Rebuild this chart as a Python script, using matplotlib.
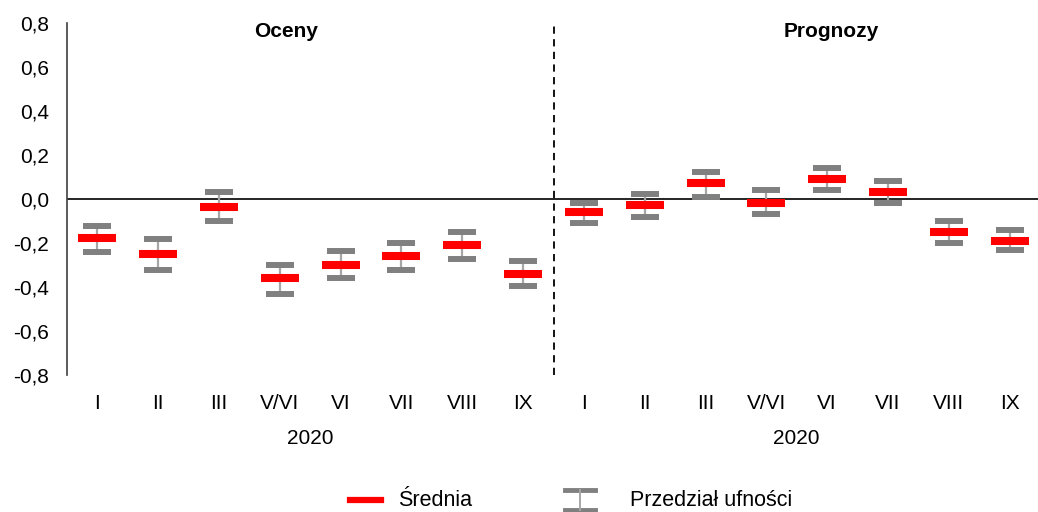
import matplotlib
matplotlib.use("Agg")
import matplotlib.pyplot as plt
from matplotlib.lines import Line2D
from matplotlib.ticker import FuncFormatter
import numpy as np

plt.rcParams['font.family'] = ['Liberation Sans', 'DejaVu Sans']

categories = ["I", "II", "III", "V/VI", "VI", "VII", "VIII", "IX",
              "I", "II", "III", "V/VI", "VI", "VII", "VIII", "IX"]
mean_vals = [-0.176, -0.249, -0.036, -0.358, -0.300, -0.259, -0.208, -0.341,
             -0.060, -0.029, 0.071, -0.017, 0.090, 0.030, -0.150, -0.191]
upper_vals = [-0.123, -0.182, 0.032, -0.300, -0.239, -0.200, -0.150, -0.282,
              -0.017, 0.020, 0.120, 0.040, 0.140, 0.080, -0.100, -0.141]
lower_vals = [-0.241, -0.323, -0.100, -0.432, -0.359, -0.323, -0.273, -0.398,
              -0.110, -0.083, 0.010, -0.070, 0.040, -0.020, -0.200, -0.232]
group_titles = ["Oceny", "Prognozy"]
year_label = "2020"

FS = 15
W, H = 1038, 512
fig = plt.figure(figsize=(W / 100, H / 100), dpi=100)
ax = fig.add_axes([67 / W, 1 - 375 / H, (1040 - 67) / W, (375 - 22.7) / H])

x = np.arange(len(categories))
red = "#ff0000"
gray = "#808080"

ax.vlines(x, lower_vals, upper_vals, color="#a6a6a6", lw=1.6, zorder=2)
ax.plot(x, upper_vals, ls="none", marker="_", ms=19.5, mew=4.3, color=gray, zorder=3)
ax.plot(x, lower_vals, ls="none", marker="_", ms=19.5, mew=4.3, color=gray, zorder=3)
ax.plot(x, mean_vals, ls="none", marker="_", ms=27.5, mew=5.8, color=red, zorder=4)

ax.axhline(0, color="black", lw=1.2, zorder=1)
ax.axvline(7.5, color="black", lw=1.3, ls=(0, (4, 3)), zorder=1)

ax.set_xlim(-0.5, 15.5)
ax.set_ylim(-0.8, 0.8)
ax.set_yticks(np.arange(-0.8, 0.81, 0.2))
ax.yaxis.set_major_formatter(FuncFormatter(lambda v, p: f"{v:.1f}".replace(".", ",").replace("-0,0", "0,0")))
ax.set_xticks(x)
ax.set_xticklabels(categories)
ax.tick_params(axis="both", length=0, labelsize=FS, colors="black")
ax.tick_params(axis="x", pad=14)
ax.tick_params(axis="y", pad=13)
for s in ["top", "right", "bottom"]:
    ax.spines[s].set_visible(False)
ax.spines["left"].set_color("#404040")
ax.spines["left"].set_linewidth(1.2)

ax.text(3.1, 0.758, group_titles[0], ha="center", va="center", fontsize=FS, fontweight="bold")
ax.text(12.07, 0.758, group_titles[1], ha="center", va="center", fontsize=FS, fontweight="bold")

for cx in (3.5, 11.5):
    fig.text((67 + (cx + 0.5) * 60.8) / W, 1 - 439 / H, year_label, ha="center", va="center", fontsize=FS)

# legend
LFS = 15.5
fig.add_artist(Line2D([350 / W, 381 / W], [1 - 500 / H] * 2, color=red, lw=4.5))
fig.text(398 / W, 1 - 500 / H, "Średnia", ha="left", va="center", fontsize=LFS)
cx0, cx1 = 565 / W, 595 / W
fig.add_artist(Line2D([cx0, cx1], [1 - 490 / H] * 2, color=gray, lw=3.5))
fig.add_artist(Line2D([cx0, cx1], [1 - 510 / H] * 2, color=gray, lw=3.5))
fig.add_artist(Line2D([(cx0 + cx1) / 2] * 2, [1 - 490 / H, 1 - 510 / H], color="#a6a6a6", lw=1.4))
fig.text(630 / W, 1 - 500 / H, "Przedział ufności", ha="left", va="center", fontsize=LFS)

fig.savefig("out.png", dpi=100)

== == ==

### REQUIRED WORK
Reproduce the material above in full, exactly, with no images.

### EXPECTED ANSWER
Rebuild this chart as a Python script, using matplotlib.
import matplotlib
matplotlib.use("Agg")
import matplotlib.pyplot as plt
from matplotlib.lines import Line2D
from matplotlib.ticker import FuncFormatter
import numpy as np

plt.rcParams['font.family'] = ['Liberation Sans', 'DejaVu Sans']

categories = ["I", "II", "III", "V/VI", "VI", "VII", "VIII", "IX",
              "I", "II", "III", "V/VI", "VI", "VII", "VIII", "IX"]
mean_vals = [-0.176, -0.249, -0.036, -0.358, -0.300, -0.259, -0.208, -0.341,
             -0.060, -0.029, 0.071, -0.017, 0.090, 0.030, -0.150, -0.191]
upper_vals = [-0.123, -0.182, 0.032, -0.300, -0.239, -0.200, -0.150, -0.282,
              -0.017, 0.020, 0.120, 0.040, 0.140, 0.080, -0.100, -0.141]
lower_vals = [-0.241, -0.323, -0.100, -0.432, -0.359, -0.323, -0.273, -0.398,
              -0.110, -0.083, 0.010, -0.070, 0.040, -0.020, -0.200, -0.232]
group_titles = ["Oceny", "Prognozy"]
year_label = "2020"

FS = 15
W, H = 1038, 512
fig = plt.figure(figsize=(W / 100, H / 100), dpi=100)
ax = fig.add_axes([67 / W, 1 - 375 / H, (1040 - 67) / W, (375 - 22.7) / H])

x = np.arange(len(categories))
red = "#ff0000"
gray = "#808080"

ax.vlines(x, lower_vals, upper_vals, color="#a6a6a6", lw=1.6, zorder=2)
ax.plot(x, upper_vals, ls="none", marker="_", ms=19.5, mew=4.3, color=gray, zorder=3)
ax.plot(x, lower_vals, ls="none", marker="_", ms=19.5, mew=4.3, color=gray, zorder=3)
ax.plot(x, mean_vals, ls="none", marker="_", ms=27.5, mew=5.8, color=red, zorder=4)

ax.axhline(0, color="black", lw=1.2, zorder=1)
ax.axvline(7.5, color="black", lw=1.3, ls=(0, (4, 3)), zorder=1)

ax.set_xlim(-0.5, 15.5)
ax.set_ylim(-0.8, 0.8)
ax.set_yticks(np.arange(-0.8, 0.81, 0.2))
ax.yaxis.set_major_formatter(FuncFormatter(lambda v, p: f"{v:.1f}".replace(".", ",").replace("-0,0", "0,0")))
ax.set_xticks(x)
ax.set_xticklabels(categories)
ax.tick_params(axis="both", length=0, labelsize=FS, colors="black")
ax.tick_params(axis="x", pad=14)
ax.tick_params(axis="y", pad=13)
for s in ["top", "right", "bottom"]:
    ax.spines[s].set_visible(False)
ax.spines["left"].set_color("#404040")
ax.spines["left"].set_linewidth(1.2)

ax.text(3.1, 0.758, group_titles[0], ha="center", va="center", fontsize=FS, fontweight="bold")
ax.text(12.07, 0.758, group_titles[1], ha="center", va="center", fontsize=FS, fontweight="bold")

for cx in (3.5, 11.5):
    fig.text((67 + (cx + 0.5) * 60.8) / W, 1 - 439 / H, year_label, ha="center", va="center", fontsize=FS)

# legend
LFS = 15.5
fig.add_artist(Line2D([350 / W, 381 / W], [1 - 500 / H] * 2, color=red, lw=4.5))
fig.text(398 / W, 1 - 500 / H, "Średnia", ha="left", va="center", fontsize=LFS)
cx0, cx1 = 565 / W, 595 / W
fig.add_artist(Line2D([cx0, cx1], [1 - 490 / H] * 2, color=gray, lw=3.5))
fig.add_artist(Line2D([cx0, cx1], [1 - 510 / H] * 2, color=gray, lw=3.5))
fig.add_artist(Line2D([(cx0 + cx1) / 2] * 2, [1 - 490 / H, 1 - 510 / H], color="#a6a6a6", lw=1.4))
fig.text(630 / W, 1 - 500 / H, "Przedział ufności", ha="left", va="center", fontsize=LFS)

fig.savefig("out.png", dpi=100)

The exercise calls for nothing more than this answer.